Get your game day on with these cute peanut butter cup brownie bites! I was thinking of various different bite sized football themed sweets that would be nice to serve during the big game. So I kept thinking cupcakes or brownies, cupcakes or brownies… you know important things.
It was a tough call to make but brownies won, and not just any brownies. These are moist, melt in your mouth brownies that are studded with chocolate chips and stuffed with a peanut butter cup center. Then topped with a rich peanut butter frosting with bits of peanut butter cups mixed in. These festive little bites are sure to get people cheering.
The brownie recipe is adapted from marthastewart.com and is a favorite of mine, you can see that I made a post on the brownies last year. The frosting recipe is from Ina Garten and it is super tasty.
Ingredients: (yields 40 mini muffin tin sized brownie bites)
- 3/4 cup of flour
- 1 tablespoon of unsweetened dutch cocoa powder
- 1/4 teaspoon of salt
- 1 stick of unsalted butter, softened
- 3/4 teaspoon of instant espresso powder
- 5 ounces semi sweet chocolate chips
- 3/4 cup of sugar
- 1/4 cup of light brown sugar, packed
- 3 eggs, room temperature
- 1 teaspoon of vanilla extract
- 4 ounces of semi sweet chocolate chips
- 40 mini, and unwrapped peanut butter cups (I used Reese’s)
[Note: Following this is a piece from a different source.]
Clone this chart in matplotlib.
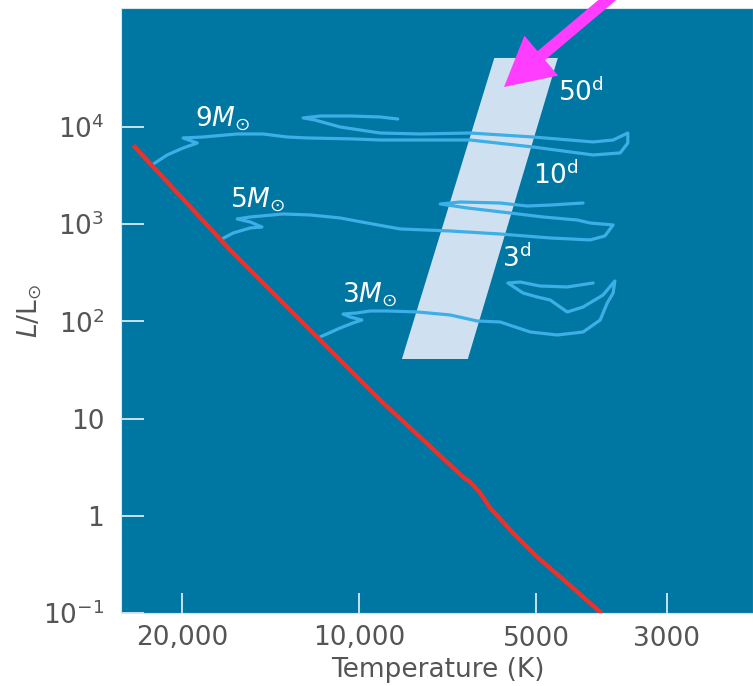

- 1 cup of creamy peanut butter
- 1 cup of confectioners sugar
- 5 tablespoons of unsalted butter, softened
- 3/4 teaspoon of vanilla extract
- 1 pinch of salt
- 1/3 cup of heavy cream
- 1/3 cup of mini, and unwrapped peanut butter cups, finely chopped (I used the food processor)
- chocolate sprinkles (optional)
For the brownies:
Preheat the oven to 325 degrees Fahrenheit and generously grease a mini muffin pan. Set aside.
In a double boiler melt the butter. Add the espresso powder and stir until incorporated. Then add the 5 ounces of semi sweet chocolate chips and stir until smooth.
Carefully remove from the heat and stir in both sugars until well combined. Add the eggs one at a time and vanilla stirring until just incorporated.
Sift in the flour, cocoa powder, and salt stirring until almost combined. A few flour streaks should remain. Gently mix in 4 ounces of semi sweet chocolate chips until incorporated. Make sure not to over mix.
Scoop the batter into each individual muffin cup, just a little over half way full. Do not over fill. Gently press a peanut butter cup down into the center of each muffin cup until it is just about level with the batter.
Bake for 15- 18 minutes or until done, rotating halfway through. Let the brownies fully cool before removing from the pan.
For the frosting:
Add the confectioners sugar, butter, peanut butter, vanilla and salt to the bowl of an electric mixer using the paddle attachment.
Mix on medium low speed until smooth. Stop the mixer and scrape down the bowl as you work. Add the cream and beat on high until light and smooth. Then mix in the crushed peanut butter cups until incorporated.